The CGMC and its sister organization, the Greater Minnesota Partnership, held a news conference today via conference call to outline some of the issues that must be address in order for the 2015 legislative session to be considered a success for Greater Minnesota this legislative session. Below is a press release that was sent out following the conference call. For a PDF version, click here.
For Immediate Release
Jan. 20, 2015
Contact: Julie Liew
Greater Minnesota advocates: Legislature must remove barriers to economic growth
ST. PAUL—With a renewed focus on Greater Minnesota already emerging as one of the themes of the 2015 legislative session, leaders of the Coalition of Greater Minnesota Cities (CGMC) and the Greater Minnesota Partnership (GMNP) held a press conference via conference call today to discuss what needs to happen for the session to be considered a success for Greater Minnesota.
“Since the November election, there has been a lot of talk about making 2015 the ‘Greater Minnesota session,’ but it’s important to define what that actually means,” said Bradley Peterson, senior lobbyist for the CGMC. “If lawmakers are truly committed to achieving long-term growth and stability in Greater Minnesota, they must make significant progress on removing some of the key barriers to economic growth.”
Peterson, along with Dan Dorman, executive director of the GMNP and a former state representative, and Marty Seifert, a former state legislator and gubernatorial candidate who now lobbies on behalf of the CGMC, cited LGA funding, inadequate broadband access, workforce development concerns including the lack of workforce housing and skilled workers, and transportation needs as the main barriers that are holding Greater Minnesota back from reaching its full potential.
“If the state makes a significant investment in these key areas, it will be a game changer for Greater Minnesota,” Seifert said. “It is critical that we can report back at the end of the session that the Legislature has delivered on these issues. If not, legislators will have missed a prime opportunity to make a positive, long-lasting impact on Greater Minnesota and the entire state.”
Local Government Aid (LGA)
“LGA is the foundation that gives communities stability and the ability to provide needed services,” Peterson said. “LGA funding plays a crucial role in laying the groundwork for economic growth in our communities.”
Although positive changes to the LGA formula that were enacted two years ago have had a positive impact in restoring city services and restraining property taxes, Peterson said the LGA program still has not fully recovered since it suffered drastic cuts in the mid-2000s. He noted that the program receives less funding today than it did 13 years ago, which means many communities still struggle to afford many basic services like street maintenance, police and fire protection, and infrastructure repairs.
“The Legislature needs to make a strong commitment to funding LGA for the long-term health and growth of our communities,” Peterson added.

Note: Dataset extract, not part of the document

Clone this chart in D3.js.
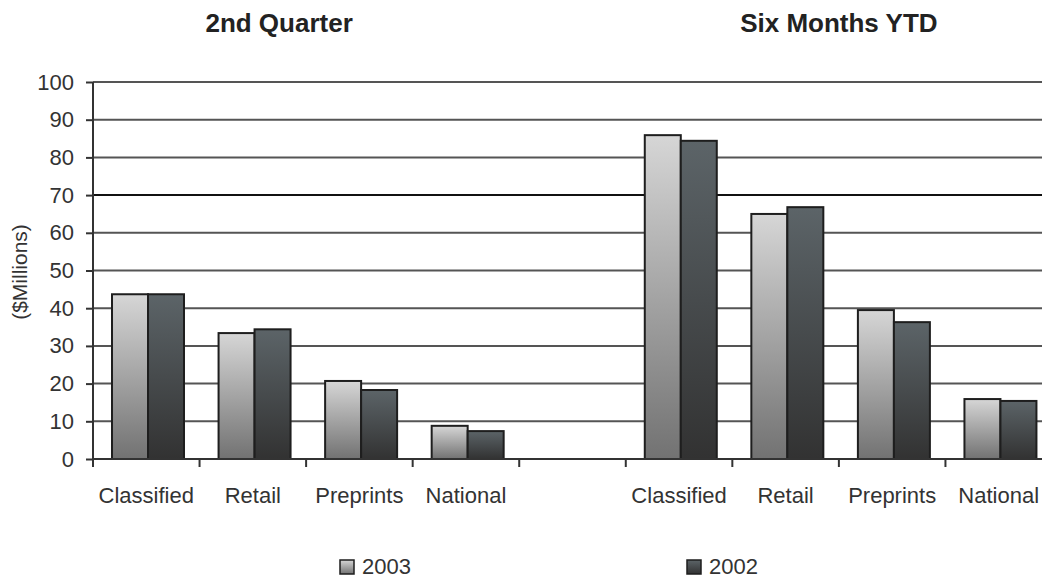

Last year, the Legislature created a broadband infrastructure fund to help bring high-quality, high-speed broadband Internet service to parts of the state that do not currently meet Minnesota’s connectivity goals. However, there is still a long way to go before the entire state is sufficiently connected. This year, the CGMC and GMNP hope the Legislature will expand upon the progress made last year by increasing its investment in broadband infrastructure.

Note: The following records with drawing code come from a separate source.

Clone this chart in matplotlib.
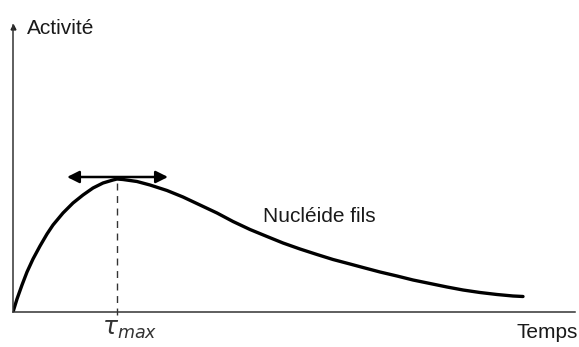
import matplotlib
matplotlib.use("Agg")
import matplotlib.pyplot as plt

plt.rcParams['font.family'] = ['Liberation Sans', 'DejaVu Sans']

# Daughter-nuclide activity versus time (arbitrary units)
temps = [0, 4, 9, 14, 20, 27, 34, 40, 50, 60, 70, 80, 90, 100, 104, 110,
         124, 137, 154, 170, 187, 204, 220, 237, 254, 270, 287, 304, 320,
         337, 350, 367, 384, 400, 417, 434, 450, 467, 484, 500, 510]
activite = [0, 13, 27, 40, 53, 66, 78, 87, 99, 109, 117, 124, 129, 132,
            133, 132.5, 130.5, 127, 121.5, 115, 107, 99, 90.5, 82.5, 75.5,
            69, 63, 57.5, 52.5, 48, 44.5, 40, 36, 32, 28.5, 25, 22, 19.5,
            17.5, 16, 15.5]
t_max = 104
a_max = 133
fleche_gauche, fleche_droite = 54, 155

W, H = 579, 347
fig = plt.figure(figsize=(W / 100, H / 100), dpi=100)
ax = fig.add_axes([13 / W, 35 / H, (575 - 13) / W, (312 - 25) / H])
ax.set_xlim(0, 562)
ax.set_ylim(0, 287)

for s in ('top', 'right'):
    ax.spines[s].set_visible(False)
for s in ('left', 'bottom'):
    ax.spines[s].set_color('#333333')
    ax.spines[s].set_linewidth(1.1)
ax.set_xticks([])
ax.set_yticks([])

# small arrowhead on the activity axis
ax.plot([0], [285], marker='^', markersize=3.5, color='#222222', clip_on=False)

# activity curve
ax.plot(temps, activite, color='black', linewidth=2.4,
        solid_capstyle='round', solid_joinstyle='round')

# dashed line at the maximum
ax.plot([t_max, t_max], [-3, a_max], color='#333333', linewidth=1.0,
        linestyle=(0, (5, 4)), clip_on=False)

# double-headed horizontal arrow at the maximum (tangent)
ax.annotate('', xy=(fleche_gauche, a_max + 2), xytext=(fleche_droite, a_max + 2),
            arrowprops=dict(arrowstyle='<|-|>', color='black', lw=1.8,
                            mutation_scale=18, shrinkA=0, shrinkB=0))

txt = dict(color='#1a1a1a', fontsize=15)
ax.text(14, 284, 'Activité', ha='left', va='center', **txt)
ax.text(250, 95, 'Nucléide fils', ha='left', va='center', **txt)
ax.text(565, -20, 'Temps', ha='right', va='center', clip_on=False, **txt)
ax.text(t_max + 13, -17, r'$\tau_{max}$', ha='center', va='center',
        fontsize=18, color='#333333', clip_on=False)

fig.savefig('out.png', dpi=100, facecolor='white')
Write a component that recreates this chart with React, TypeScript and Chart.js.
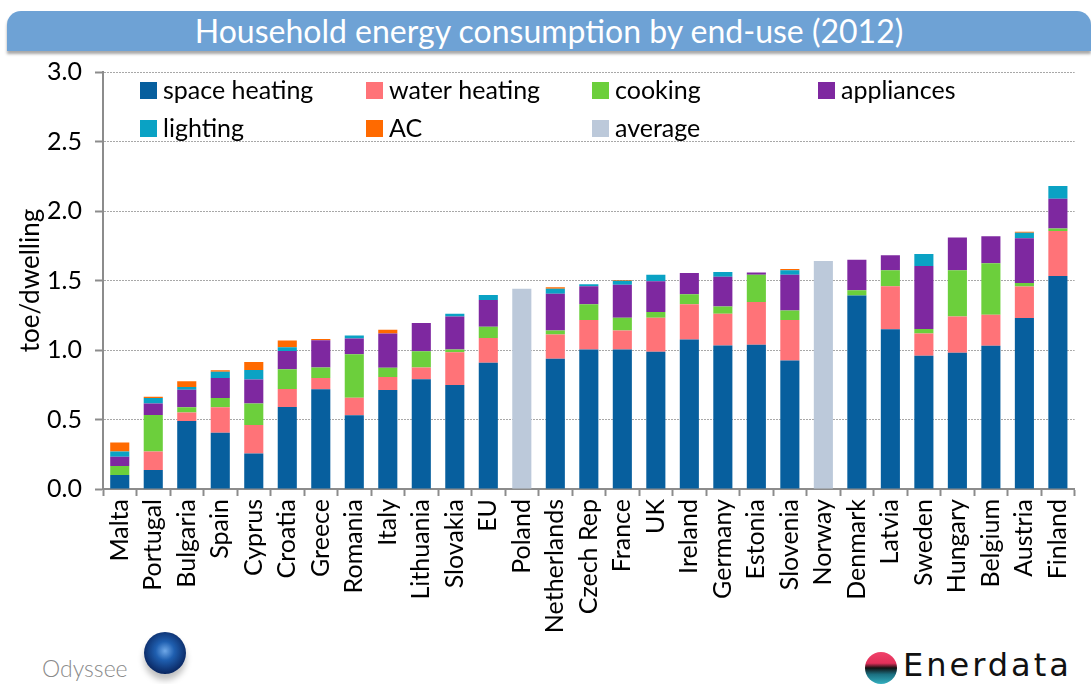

“Our communities and businesses need high-quality broadband to be competitive in today’s economy,” Seifert said. “It is essential for business growth that everyone in Greater Minnesota has the same access to fast, reliable broadband that has long been available in the metro area.”
There are jobs available in Greater Minnesota, but many employers struggle to find workers who possess the skills needed to fill open positions. The Legislature needs to address this problem by creating a job training program that gives both employers and employees more flexibility in obtaining needed skills.

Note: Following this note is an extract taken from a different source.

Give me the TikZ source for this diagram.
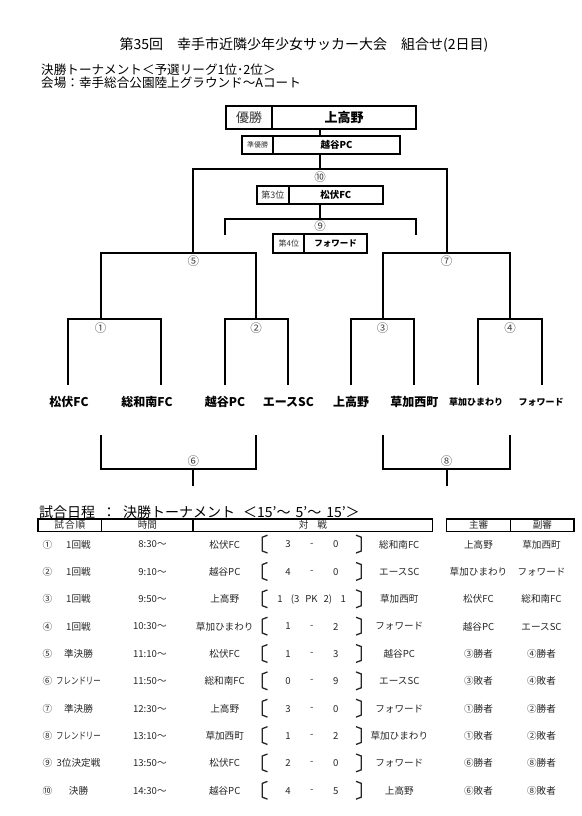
\documentclass[tikz,border=0pt]{standalone}
\usepackage{fontspec}
\usepackage{graphicx}
\setmainfont{Noto Sans CJK JP}
\newcommand{\myfs}[1]{\fontsize{#1}{#1}\selectfont}
\newcommand{\narrow}[1]{\scalebox{0.78}[1]{#1}}
\begin{document}
\begin{tikzpicture}[x=1pt,y=-1pt,
  br/.style={line width=2.3pt},
  cellbox/.style={draw,line width=2pt,inner sep=0pt,anchor=north west},
  num/.style={font=\myfs{11.5},text=black!75,inner sep=0pt},
  team/.style={font=\myfs{12}\bfseries,inner sep=0pt},
  smteam/.style={font=\myfs{9}\bfseries,inner sep=0pt},
  tx/.style={font=\myfs{9.6},text=black!85,inner sep=0pt},
  hdcell/.style={draw,line width=1.4pt,inner sep=0pt,anchor=north west,minimum height=12.5pt,font=\myfs{9.6},text=black!85},
  sbr/.style={line width=1.3pt,black!85}
]
\useasboundingbox (0,0) rectangle (581,816);

% ---------- titles ----------
\node[font=\myfs{14},inner sep=0pt] (title) at (304,45) {第35回\hspace{14pt}幸手市近隣少年少女サッカー大会\hspace{14pt}組合せ(2日目)};
\node[font=\myfs{12.6},inner sep=0pt,anchor=west] (sub1) at (41,69.5) {決勝トーナメント＜予選リーグ1位･2位＞};
\node[font=\myfs{12.6},inner sep=0pt,anchor=west] (sub2) at (41,83) {会場：幸手総合公園陸上グラウンド～Aコート};

% ---------- result boxes ----------
\node[cellbox,minimum width=46pt,minimum height=23pt,font=\myfs{13},text=black!80] (winl) at (225,105) {優勝};
\node[cellbox,minimum width=144pt,minimum height=23pt,font=\myfs{13}\bfseries] (win) at (271,105) {上高野};
\node[cellbox,minimum width=31pt,minimum height=17.7pt,font=\myfs{7},text=black!80] (rul) at (241,135) {準優勝};
\node[cellbox,minimum width=127pt,minimum height=17.7pt,font=\myfs{9.5}\bfseries] (ru) at (272,135) {越谷PC};
\node[cellbox,minimum width=31.5pt,minimum height=18pt,font=\myfs{9},text=black!80] (thl) at (256,185) {第3位};
\node[cellbox,minimum width=94.5pt,minimum height=18pt,font=\myfs{9.5}\bfseries] (th) at (287.5,185) {松伏FC};
\node[cellbox,minimum width=31pt,minimum height=19pt,font=\myfs{8},text=black!80] (fol) at (272.3,232.7) {第4位};
\node[cellbox,minimum width=62.4pt,minimum height=19pt,font=\myfs{8.5}\bfseries] (fo) at (303.3,232.7) {フォワード};

% ---------- bracket junction coordinates ----------
\coordinate (vx) at (320,0);
\coordinate (F) at (320,169);
\coordinate (SL) at (193.3,169);
\coordinate (SR) at (446.7,169);
\coordinate (s5) at (193.3,252.7);
\coordinate (s7) at (446.7,252.7);
\coordinate (T) at (320,219);

% final
\draw[br] (vx|-win.south) -- (vx|-ru.north);
\draw[br] (vx|-ru.south) -- (F);
\draw[br] (s5) -- (SL) -- (SR) -- (s7);
\node[num] (m10) at (320,177) {⑩};
% third place
\draw[br] (vx|-th.south) -- (T);
\draw[br] (225,235) -- (225,219) -- (416,219) -- (416,235);
\node[num] (m9) at (320,226.5) {⑨};

% semis
\draw[br] (100.7,319) -- (100.7,252.7) -- (256,252.7) -- (256,319);
\node[num] (m5) at (193.3,261.5) {⑤};
\draw[br] (382.7,319) -- (382.7,252.7) -- (510,252.7) -- (510,319);
\node[num] (m7) at (446.7,261.5) {⑦};

% first round
\foreach \L/\R/\M/\n in {68/161/100.7/①, 225/288.3/256/②, 351/414.3/382.7/③, 478/541.7/510/④}{
  \draw[br] (\L,385) -- (\L,319) -- (\R,319) -- (\R,385);
  \node[num] at (\M,328) {\n};
}

% teams
\node[team] (t1) at (69,402) {松伏FC};
\node[team] (t2) at (147,402) {総和南FC};
\node[team] (t3) at (225,402) {越谷PC};
\node[team] (t4) at (288.3,402) {エースSC};
\node[team] (t5) at (351,402) {上高野};
\node[team] (t6) at (414.3,402) {草加西町};
\node[smteam] (t7) at (476,402) {草加ひまわり};
\node[smteam] (t8) at (541,402) {フォワード};

% losers brackets
\draw[br] (100.7,435) -- (100.7,469.3) -- (256,469.3) -- (256,435);
\draw[br] (193.3,469.3) -- (193.3,485.7);
\node[num] (m6) at (193.3,461) {⑥};
\draw[br] (382.7,435) -- (382.7,469.3) -- (510,469.3) -- (510,435);
\draw[br] (446.7,469.3) -- (446.7,485.7);
\node[num] (m8) at (446.7,461) {⑧};

% ---------- schedule ----------
\node[font=\myfs{14},inner sep=0pt,anchor=west] (schedt) at (39,512) {試合日程\hspace{7pt}：\hspace{7pt}決勝トーナメント\hspace{8pt}＜15'～\hspace{5pt}5'～\hspace{5pt}15'＞};

\node[hdcell,minimum width=63.7pt] (h1) at (37.3,518.3) {試\hspace{1pt}合\hspace{1pt}順};
\node[hdcell,minimum width=91.3pt] (h2) at (101,518.3) {時間};
\node[hdcell,minimum width=239.7pt] (h3) at (192.3,518.3) {対\hspace{9pt}戦};
\node[hdcell,minimum width=64pt] (h4) at (446,518.3) {主審};
\node[hdcell,minimum width=63.3pt] (h5) at (510,518.3) {副審};

\foreach \i/\n/\rd/\tm/\home/\sa/\sb/\away/\rf/\sr in {
 1/①/1回戦/8:30～/松伏FC/3/0/総和南FC/上高野/草加西町,
 2/②/1回戦/9:10～/越谷PC/4/0/エースSC/草加ひまわり/フォワード,
 3/③/1回戦/9:50～/上高野/x/x/草加西町/松伏FC/総和南FC,
 4/④/1回戦/10:30～/草加ひまわり/1/2/フォワード/越谷PC/エースSC,
 5/⑤/準決勝/11:10～/松伏FC/1/3/越谷PC/③勝者/④勝者,
 6/⑥/\narrow{フレンドリー}/11:50～/総和南FC/0/9/エースSC/③敗者/④敗者,
 7/⑦/準決勝/12:30～/上高野/3/0/フォワード/①勝者/②勝者,
 8/⑧/\narrow{フレンドリー}/13:10～/草加西町/1/2/草加ひまわり/①敗者/②敗者,
 9/⑨/3位決定戦/13:50～/松伏FC/2/0/フォワード/⑥勝者/⑧勝者,
 10/⑩/決勝/14:30～/越谷PC/4/5/上高野/⑥敗者/⑧敗者}{
  \pgfmathsetmacro{\yy}{544.5+(\i-1)*27.35}
  \node[tx] (n\i) at (47.5,\yy) {\n};
  \node[tx] (rd\i) at (78.5,\yy) {\rd};
  \node[tx,anchor=east] (tm\i) at (166.8,\yy) {\tm};
  \node[tx] (hm\i) at (224.7,\yy) {\home};
  \node[tx] (aw\i) at (399.3,\yy) {\away};
  \node[tx] (rf\i) at (478.5,\yy) {\rf};
  \node[tx] (sr\i) at (541.5,\yy) {\sr};
  \draw[sbr] (267.5,\yy-9.3) -- (262.3,\yy-7.3) -- (262.3,\yy+6.5) -- (267.5,\yy+8.5);
  \draw[sbr] (356,\yy-9.3) -- (361.3,\yy-7.3) -- (361.3,\yy+6.5) -- (356,\yy+8.5);
  \if x\sa\else
    \node[tx] (sa\i) at (288,\yy) {\sa};
    \node[tx] (sd\i) at (311.7,\yy) {-};
    \node[tx] (sb\i) at (335.7,\yy) {\sb};
  \fi
}
% match 3 special score
\node[tx] (sa3) at (280,599.2) {1};
\node[tx] (sp3) at (311.5,599.2) {(3\hspace{6pt}PK\hspace{6pt}2)};
\node[tx] (sb3) at (343.3,599.2) {1};
\end{tikzpicture}
\end{document}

“We have a plan for a fast, flexible, employer-driven workforce training program,” Dorman said, referring to legislation proposed by the GMNP. “This is a key component of successfully filling the many job vacancies that exist throughout Greater Minnesota.”
In addition to the difficulties employers face in trying to find skilled workers, Greater Minnesota is also experiencing a serious challenge in attracting workers due to a lack of available workforce housing.
“Greater Minnesota is in the midst of a workforce housing crisis. There simply aren’t enough units available to allow people to live and work in many of our communities” Dorman said. “We have bold new ideas on ways the state can encourage investors and contractors to build in Greater Minnesota so that our businesses and cities are able to grow.”
Another critical need for Greater Minnesota is funding for local roads and bridges and the Corridors of Commerce program, which is aimed at increasing capacity and removing bottlenecks on the state’s highway corridors, many of which are in Greater Minnesota. As the transportation debate heats up at the Capitol, Seifert stressed that it is important that Greater Minnesota’s needs are met.
“No transportation plan is complete unless it funds Corridors of Commerce and local roads in an ongoing, sustainable way,” Seifert said.
As the session progresses, the CGMC and GMNP will be introducing legislation and advocating in support of these core issues that are necessary for economic growth and vitality in Greater Minnesota.
“This is a critical moment for us,” Seifert said. “Legislators have a unique opportunity this session to prove their commitment to Greater Minnesota. It’s time to make good on some of the promises that have been made over the past few months and show that they are willing and able to do what it takes to make Greater Minnesota strong for years to come.”